Wednesday, August 27, 2014

Kindness Matters!

I've had a jumble of thoughts whirling around in my head for the past few weeks, and recently I realized  they all had one thing in common. My heart hurts from the lack of kindness I see in the world, but mostly within the Christian community. Those of us who are to be "like Jesus" seem to be less and less like Him.

My Christian faith requires me to be kind to "the least of these", "my neighbor", and "my enemies." So really, basically, anyone. As I've matured in my faith, this is what I think that looks like:

I am kind and welcoming to the homeless, the immigrant, the disenfranchised.

I work to help the poor in whatever way I can; yes, with my taxes, my time, my money.

I support equal, basic human rights to those who don't have them: women, the gay community, other races, the unborn.

I raise my voice against injustice and abuse; wherever it shows up. In the home. In the city. In my state. In the US. In the world.

When my enemy is rude and arrogant and downright mean, I respond with kindness.

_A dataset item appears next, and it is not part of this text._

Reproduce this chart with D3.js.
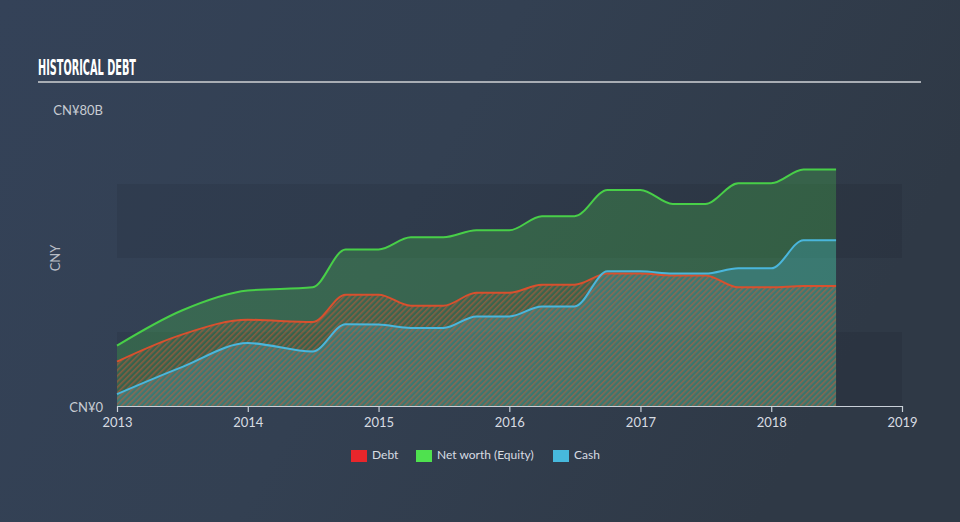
<!DOCTYPE html>
<html><head><meta charset="utf-8">
<script src="https://cdn.jsdelivr.net/npm/d3@7"></script>
<style>
html,body{margin:0;padding:0;background:#323e4f;}
svg{display:block;}
</style></head>
<body>
<svg id="c" width="960" height="522"></svg>
<script>
const dates = ["2013-01-01","2013-07-01","2014-01-01","2014-07-01","2014-10-01","2015-01-01","2015-04-01","2015-07-01","2015-10-01","2016-01-01","2016-04-01","2016-07-01","2016-10-01","2017-01-01","2017-04-01","2017-07-01","2017-10-01","2018-01-01","2018-04-01","2018-07-01"];
const equity = [16.3,25.8,31.2,32.1,42.3,42.3,45.6,45.6,47.5,47.5,51.3,51.3,58.4,58.4,54.6,54.6,60.2,60.2,63.9,63.9];
const debt   = [12.0,19.3,23.3,22.7,30.1,30.1,27.1,27.1,30.6,30.6,32.8,32.8,35.8,35.8,35.3,35.3,32.1,32.1,32.4,32.4];
const cash   = [3.2,10.5,17.0,14.7,22.1,22.0,21.1,21.1,24.2,24.2,26.9,26.9,36.4,36.4,35.8,35.8,37.2,37.2,44.8,44.8];
const xTicks = ["2013","2014","2015","2016","2017","2018","2019"];
const yTickLabels = ["CN¥0","CN¥80B"];
const yTickValues = [0,80];
const legendLabels = ["Debt","Net worth (Equity)","Cash"];
const legendColors = ["#e8262b","#4fe14f","#47b9dd"];

const svg = d3.select("#c");
const W = 960, H = 522;
const parse = d3.timeParse("%Y-%m-%d");
const rows = dates.map((d,i)=>({t:parse(d), e:equity[i], d:debt[i], c:cash[i]}));

const defs = svg.append("defs");
const bg = defs.append("linearGradient").attr("id","bg").attr("x1","0").attr("y1","0").attr("x2","1").attr("y2","0.3");
bg.append("stop").attr("offset","0").attr("stop-color","#344258");
bg.append("stop").attr("offset","0.5").attr("stop-color","#334052");
bg.append("stop").attr("offset","1").attr("stop-color","#2f3946");
const pat = defs.append("pattern").attr("id","hatch").attr("patternUnits","userSpaceOnUse")
  .attr("width",4).attr("height",4).attr("patternTransform","rotate(45)");
pat.append("rect").attr("x",0).attr("y",0).attr("width",1.6).attr("height",4).attr("fill","#e0552f").attr("fill-opacity",0.48);

svg.append("rect").attr("width",W).attr("height",H).attr("fill","url(#bg)");

const x = d3.scaleTime().domain([parse("2013-01-01"), parse("2019-01-01")]).range([117,902]);
const y = d3.scaleLinear().domain([0,80]).range([406,110]);

// bands
[[0,20],[40,60]].forEach(b=>{
  svg.append("rect").attr("x",x.range()[0]).attr("width",x.range()[1]-x.range()[0])
    .attr("y",y(b[1])).attr("height",y(b[0])-y(b[1])).attr("fill","#000").attr("fill-opacity",0.07);
});

// title
svg.append("text").attr("x",38).attr("y",75).text("HISTORICAL DEBT")
  .attr("font-family","'Liberation Sans Narrow','DejaVu Sans Condensed',sans-serif")
  .attr("font-weight","bold").attr("font-size",21).attr("fill","#ffffff")
  .attr("textLength",98).attr("lengthAdjust","spacingAndGlyphs");
svg.append("line").attr("x1",38).attr("x2",921).attr("y1",82).attr("y2",82)
  .attr("stroke","#a8adb4").attr("stroke-width",2);

const curve = d3.curveMonotoneX;
const aE = d3.area().x(r=>x(r.t)).y0(y(0)).y1(r=>y(r.e)).curve(curve);
const aC = d3.area().x(r=>x(r.t)).y0(y(0)).y1(r=>y(r.c)).curve(curve);
const aD = d3.area().x(r=>x(r.t)).y0(y(0)).y1(r=>y(r.d)).curve(curve);
svg.append("path").attr("d",aE(rows)).attr("fill","#4cd34c").attr("fill-opacity",0.26);
svg.append("path").attr("d",aC(rows)).attr("fill","#47b9dd").attr("fill-opacity",0.27);
svg.append("path").attr("d",aD(rows)).attr("fill","url(#hatch)");

const lE = d3.line().x(r=>x(r.t)).y(r=>y(r.e)).curve(curve);
const lD = d3.line().x(r=>x(r.t)).y(r=>y(r.d)).curve(curve);
const lC = d3.line().x(r=>x(r.t)).y(r=>y(r.c)).curve(curve);
svg.append("path").attr("d",lE(rows)).attr("fill","none").attr("stroke","#48cf48").attr("stroke-width",2);
svg.append("path").attr("d",lD(rows)).attr("fill","none").attr("stroke","#d8502e").attr("stroke-width",2);
svg.append("path").attr("d",lC(rows)).attr("fill","none").attr("stroke","#4ab6dc").attr("stroke-width",2);

// x axis
const xAxis = d3.axisBottom(x).tickValues(xTicks.map(s=>parse(s+"-01-01"))).tickFormat(d3.timeFormat("%Y")).tickSize(6).tickSizeOuter(0);
const gx = svg.append("g").attr("transform",`translate(0,${y(0)})`).call(xAxis);
gx.select(".domain").attr("stroke","#c9d0d8").attr("stroke-width",1.2);
gx.selectAll(".tick line").attr("stroke","#c9d0d8").attr("stroke-width",1.2);
gx.selectAll(".tick text").attr("fill","#d8dce2").attr("font-size",13).attr("font-family","Lato,'Open Sans',sans-serif").attr("dy","0.9em");

// y labels
svg.selectAll("text.ylab").data(yTickValues).enter().append("text").attr("class","ylab")
  .attr("x",103).attr("y",v=>y(v)+ (v===0?3:2)).attr("text-anchor","end").attr("dominant-baseline","middle")
  .attr("font-size",13).attr("font-family","Lato,'Open Sans',sans-serif").attr("fill","#c8ccd3")
  .text((v,i)=>yTickLabels[i]);
svg.append("text").attr("transform","translate(60,258) rotate(-90)").attr("text-anchor","middle")
  .attr("font-size",13).attr("font-family","Lato,'Open Sans',sans-serif").attr("fill","#b8bdc5").text("CNY");

// legend
const legX = [351,416,553];
const lg = svg.append("g");
legendLabels.forEach((l,i)=>{
  lg.append("rect").attr("x",legX[i]).attr("y",450).attr("width",16).attr("height",12).attr("fill",legendColors[i]);
  lg.append("text").attr("x",legX[i]+21).attr("y",456).attr("dominant-baseline","middle")
    .attr("font-size",12).attr("font-family","Lato,'Open Sans',sans-serif").attr("fill","#d8dce2").text(l);
});
</script>
</body></html>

If someone has a different point of view, belief, ideology, political view, I listen, I may disagree, but I do so with kindness.

I feel like so much of what is coming out of the mouths of church leaders and Christians is anything BUT kind.

Kindness means I serve the needs of others. I look out for others.

I DON'T:

Judge the welfare mom

Condemn and rail against the LGBT community.

Assert my white privilege when I am certainly not part of a minority and have NO clue what they are going through.

Shun those who don't agree with me.

Even if someone is wrong, EVEN IF, as my dad said, "There is never a reason to not be kind."

Kindness wins over the hardest hearts.

Kindness builds bridges.

When I was going through my divorce my dad boiled it down to kindness. He asked my ex-husband, "Can you just go home and be kind to her?"
"No," he replied. "I don't know how to do that."

Kindness would have swayed me. Kindness would have made a difference. Kindness DOES make a difference.

I'm blessed to be married to a kind man. I remember when we were dating, people who had known him way longer than I had, kept saying, "He's the kindest man I know." My heart melted under his kindness and I continue to be blessed by it.

I have friends who are beyond kind. They know my story. My best. My worst. And they were kind. They loved me in my mess and continue to love me. They don't force their agenda on me, but support me where I am.

Kindness starts at home. When my kids are grouchy. When my husband is grouchy. When I am grouchy! I need to respond kindly.

When a client is rude, I respond in kindness.

When a car cuts me off, I am kind (well, I'm working on that one)

When a discussion gets volatile, I diffuse the bomb with kindness.

And when people are unkind, I stand up for those who can't.

We hear it often: Be kind, you never know what battle someone is fighting.